Do you have a precious piece of wool that you’ve cut for a project but are worried about getting the wrinkles out of wool properly?
Your worries are justified. After all, wool is made from the natural hair fibers of some of our favorite furry friends like alpaca and sheep. So if you put too much heat on these fibers, they could end up losing some of the natural resilience that makes them so great for clothing, blankets, and more. And, you could be stuck with the dreaded shiny and flat effect that comes from too much heat.
Also, we know that wool isn’t cheap. Even with wool blends, you run the risk of scorching or overheating your wool pieces.
Let’s walk through what you need and how to properly press wool so you can be confident in your wool sewing projects.
What You Need to Properly Press Wool
To press wool properly for sewing, you’ll need some essential tools:
- A flat, sturdy surface
- A wool pressing mat or similar heat-resistant pad
- A steam iron
- A pressing cloth
- A hanging rack or strong hanger
I don’t have a wool pressing mat. If you don’t, try laying a folded white towel down on a table.
I don’t have a steam iron. You can use a dry iron in a pinch. See the instructions below.
I don’t have a specialized pressing cloth. It’s okay. Try using a thicker, plain woven-cotton fabric with tight weaving.

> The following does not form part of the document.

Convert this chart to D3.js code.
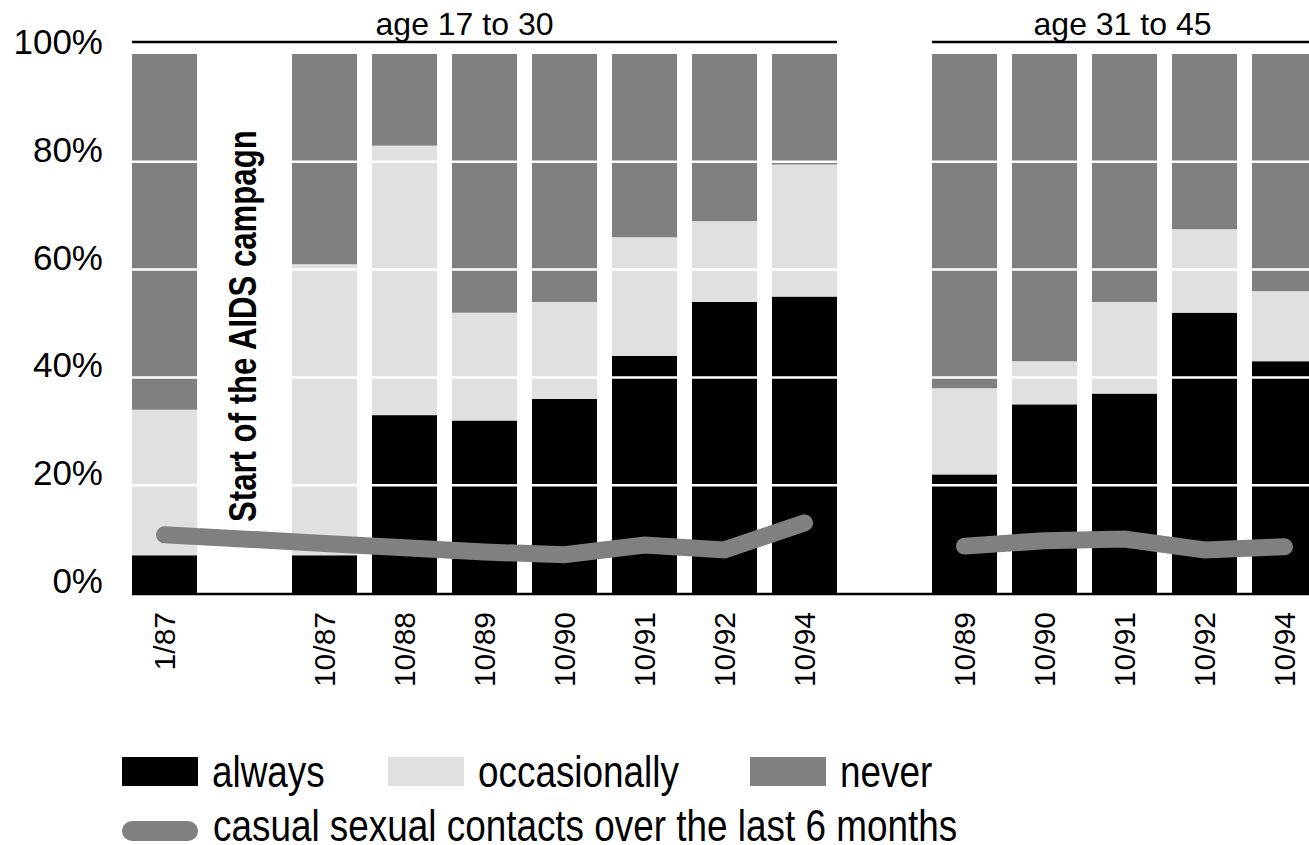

Make sure it doesn’t have colors or something printed on it as that may actually transfer to your wool fabric during the ironing process.
While you can use a few workarounds, do your best to use the prescribed items above. They will ensure you are going to get the best results.
How to Press or Iron Wool
Ironing wool is kind of an art. If you apply too much heat, you could ruin your fabric. If you apply too little, you won’t get out those pesky wrinkles.
Fill your steam iron up with filtered water and let it warm up on the “Wool” setting (or 300 degrees Fahrenheit/148 degrees Celsius).
After you set your wool pressing mat or heat-resistant pad onto a table or flat, sturdy surface, set your wool pieces onto it with the wrong side up. What’s great about using a wool pressing mat is that the heat from the iron will heat up the wool mat and, in turn, iron the other side as well so you don’t have to do as much flipping during the ironing process. And, they’re easier to move around when you’re done.
Cover with a dry pressing cloth. If you don’t, you will have scorch marks or even shiny marks from too much heat.
Steam iron the pressing cloth section by section. Be sure not to leave your iron’s soleplate on one section for longer than 8-10 seconds to avoid overheating.
If you’re using a dry iron, you can spray your wool fabric with cool water, then lay your pressing cloth on top, them iron. Or, you can dampen the cotton pressing cloth. The main point is to have some controlled water between your iron and your clothing.
Never iron dry wool with a dry iron or you will damage the fibers and possibly create burns.
Continue Your Wool Sewing with Confidence
Okay. Now you’re a wool-ironing expert.
You know what you need and the best methods for getting annoying wrinkles and creases out of your wool fabrics. Don’t forget that all of these methods can be used on completed wool clothing, blankets, and more as well.